Addo Dankwa Akufo-Addo, President of Ghana, told attendees: “I think that the City of London, which has been a major instrument of mobilising global capital, can play a very significant role in trying to change the equation.”

Sola David-Borha, chief executive for Africa regions at Standard Bank Group, adds: “It has liquidity, which is very important for financial markets. It also has credibility. It helps in terms of helping to craft innovative structures for financing, and we’ve had a few firsts in the City of London.

“The London markets are flexible, they’re deep, they’re willing to try new things, they’re innovative, and more importantly they provide the expertise that is required to scope transactions to meet particular needs.”

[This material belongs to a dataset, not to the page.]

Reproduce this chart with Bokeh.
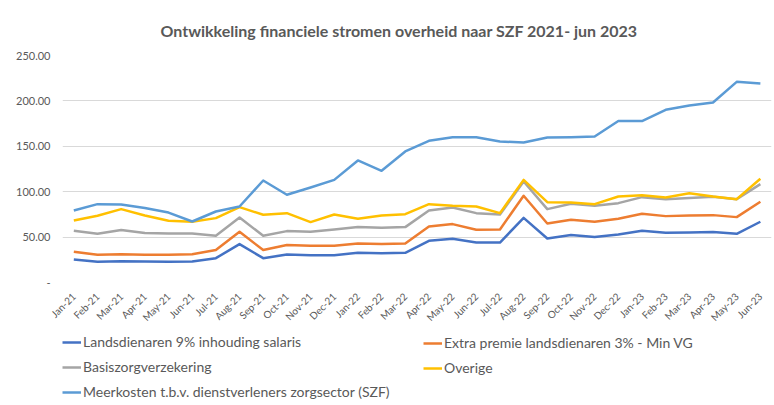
from math import pi
from bokeh.plotting import figure
from bokeh.layouts import column
from bokeh.models import FixedTicker, Range1d, Legend, LegendItem, Label
from bokeh.embed import file_html
from bokeh.resources import INLINE

months = ["Jan-21", "Feb-21", "Mar-21", "Apr-21", "May-21", "Jun-21", "Jul-21", "Aug-21",
          "Sep-21", "Oct-21", "Nov-21", "Dec-21", "Jan-22", "Feb-22", "Mar-22", "Apr-22",
          "May-22", "Jun-22", "Jul-22", "Aug-22", "Sep-22", "Oct-22", "Nov-22", "Dec-22",
          "Jan-23", "Feb-23", "Mar-23", "Apr-23", "May-23", "Jun-23"]

landsdienaren = [25.3, 22.8, 23.5, 23.1, 22.8, 23.1, 26.8, 42.3, 26.8, 30.8, 30.1, 30.1,
                 32.7, 32.3, 32.7, 45.9, 48.1, 44.0, 44.0, 71.2, 48.5, 52.2, 50.0, 52.9,
                 56.9, 54.7, 55.1, 55.5, 53.6, 66.9]
extra_premie = [33.8, 30.5, 31.2, 30.5, 30.5, 31.2, 35.7, 55.8, 35.7, 41.2, 40.4, 40.4,
                43.0, 42.3, 43.0, 61.7, 64.3, 58.0, 58.4, 95.5, 65.0, 69.0, 66.9, 70.2,
                75.7, 73.1, 73.8, 74.2, 72.0, 88.9]
basiszorg = [57.0, 53.6, 57.7, 54.4, 54.0, 54.0, 51.4, 71.6, 51.4, 56.6, 55.8, 58.4,
             61.0, 60.2, 61.0, 79.3, 82.6, 76.4, 74.9, 111.2, 80.8, 86.7, 84.5, 87.4,
             94.0, 91.8, 93.0, 94.4, 91.8, 108.4]
overige = [68.3, 73.5, 80.8, 73.8, 68.0, 66.9, 70.9, 83.0, 74.6, 76.4, 66.5, 74.9,
           70.2, 73.8, 75.3, 86.3, 84.5, 83.7, 76.4, 113.0, 88.5, 88.0, 86.3, 94.7,
           96.2, 93.6, 98.4, 94.7, 91.8, 114.2]
meerkosten = [79.3, 86.3, 86.0, 82.0, 77.0, 67.2, 78.2, 83.7, 112.3, 96.6, 104.6, 113.0,
              134.4, 123.0, 144.3, 156.0, 160.0, 160.0, 155.3, 154.2, 159.7, 160.0, 160.8, 177.8,
              177.8, 190.2, 195.0, 198.3, 221.0, 219.2]

series_names = ["Landsdienaren 9% inhouding salaris",
                "Extra premie landsdienaren 3% - Min VG",
                "Basiszorgverzekering",
                "Overige",
                "Meerkosten t.b.v. dienstverleners zorgsector (SZF)"]
series_values = [landsdienaren, extra_premie, basiszorg, overige, meerkosten]
series_colors = ["#4472C4", "#ED7D31", "#A5A5A5", "#FFC000", "#5B9BD5"]

y_ticks = [0, 50, 100, 150, 200, 250]
y_tick_labels = ["-", "50.00", "100.00", "150.00", "200.00", "250.00"]

title_text = "Ontwikkeling financiele stromen overheid naar SZF 2021- jun 2023"

FONT = "Lato"
TXT = "#595959"

x = list(range(len(months)))


def blank_panel(height):
    f = figure(width=774, height=height, output_backend="svg", toolbar_location=None,
               x_axis_type=None, y_axis_type=None, x_range=Range1d(0, 1), y_range=Range1d(0, 1),
               min_border=0, min_border_left=62, min_border_right=3,
               min_border_top=0, min_border_bottom=0)
    f.outline_line_color = None
    f.xgrid.visible = False
    f.ygrid.visible = False
    return f


# title panel
tp = blank_panel(47)
tp.add_layout(Label(x=98, y=17, x_units="screen", y_units="screen", text=title_text,
                    text_font=FONT, text_font_size="16px", text_font_style="bold",
                    text_color=TXT, text_baseline="middle", text_align="left"))

# main chart
p = figure(width=774, height=283, output_backend="svg", toolbar_location=None,
           x_range=Range1d(-0.478, len(months) - 0.53), y_range=Range1d(0, 250),
           min_border_left=62, min_border_right=3, min_border_top=8, min_border_bottom=47)

p.outline_line_color = None
p.xgrid.grid_line_color = None
p.ygrid.grid_line_color = "#D9D9D9"
p.ygrid.grid_line_width = 1

p.yaxis.ticker = FixedTicker(ticks=y_ticks)
p.yaxis.major_label_overrides = {t: l for t, l in zip(y_ticks, y_tick_labels)}
p.yaxis.axis_line_color = None
p.yaxis.major_tick_line_color = None
p.yaxis.minor_tick_line_color = None
p.yaxis.major_tick_out = 0
p.yaxis.major_label_text_font = FONT
p.yaxis.major_label_text_font_size = "11px"
p.yaxis.major_label_text_color = TXT
p.yaxis.major_label_standoff = 12

p.xaxis.ticker = FixedTicker(ticks=x)
p.xaxis.major_label_overrides = {i: m for i, m in enumerate(months)}
p.xaxis.major_label_orientation = pi / 4
p.xaxis.axis_line_color = None
p.xaxis.major_tick_line_color = None
p.xaxis.minor_tick_line_color = None
p.xaxis.major_tick_out = 0
p.xaxis.major_label_text_font = FONT
p.xaxis.major_label_text_font_size = "10px"
p.xaxis.major_label_text_color = TXT
p.xaxis.major_label_standoff = 12

for name, vals, col in zip(series_names, series_values, series_colors):
    p.line(x, vals, line_color=col, line_width=2.5, line_join="round")

# legend panel below the chart
lp = blank_panel(75)

# off-range stand-in renderers that only carry the legend swatch styles
dummy = [lp.line([-10, -9], [-10, -9], line_color=c, line_width=2.5) for c in series_colors]


def make_legend(idx, loc):
    lg = Legend(items=[LegendItem(label=series_names[i], renderers=[dummy[i]]) for i in idx],
                location=loc, orientation="vertical")
    lg.label_text_font = FONT
    lg.label_text_font_size = "14px"
    lg.label_text_color = TXT
    lg.glyph_width = 19
    lg.glyph_height = 16
    lg.label_height = 16
    lg.label_standoff = 2
    lg.spacing = 8
    lg.padding = 0
    lg.margin = 0
    lg.border_line_color = None
    lg.background_fill_alpha = 0
    return lg


lp.add_layout(make_legend([0, 2, 4], (0, 5)), "center")
lp.add_layout(make_legend([1, 3], (361, 29)), "center")

layout = column(tp, p, lp, spacing=0)
open("out.html", "w").write(file_html(layout, INLINE))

For CDC’s Imami, partnerships between UK institutions and banks in Africa “strengthen and enhance the essential banking connectivity vital to intra-regional trade finance”.

The loan to Absa follows an October agreement to provide a US$75mn funded and unfunded facility for onlending to other banks. CDC says the combined total of US$175mn in funding marks its “largest trade finance commitment in Africa”.

According to CDC, the loan is intended to enable trade finance lending to Absa subsidiaries in Botswana, Ghana, Kenya, Mozambique, Tanzania, Uganda and Zambia, as well as to other correspondent banks in Africa.

The company also hopes the injection of funding could help compensate for the withdrawal of international banks from African markets, a practice known as derisking.

“Over the last few years, banks headquartered in places such as the US and Europe have reduced their exposure to Africa which has led to an acute shortage of trade finance capacity in African countries that need it the most,” Imami says in a press release.

Meanwhile, the risk-sharing facility offered to TDB – set up to support regional economic integration and facilitate trade to, from and within Africa – is expected to enable the bank to increase trade flows by as much as US$420mn in the next three years.

CDC says the bulk of funds provided “will be used to provide African banks with greater liquidity to support SMEs, entrepreneurs and microbusinesses in their markets”.

“CDC’s investment, its third with the bank, will allow TDB to increase its trade finance support across the continent in areas such as the importation of essential commodities which are key inputs to human and socio-economic development,” it adds.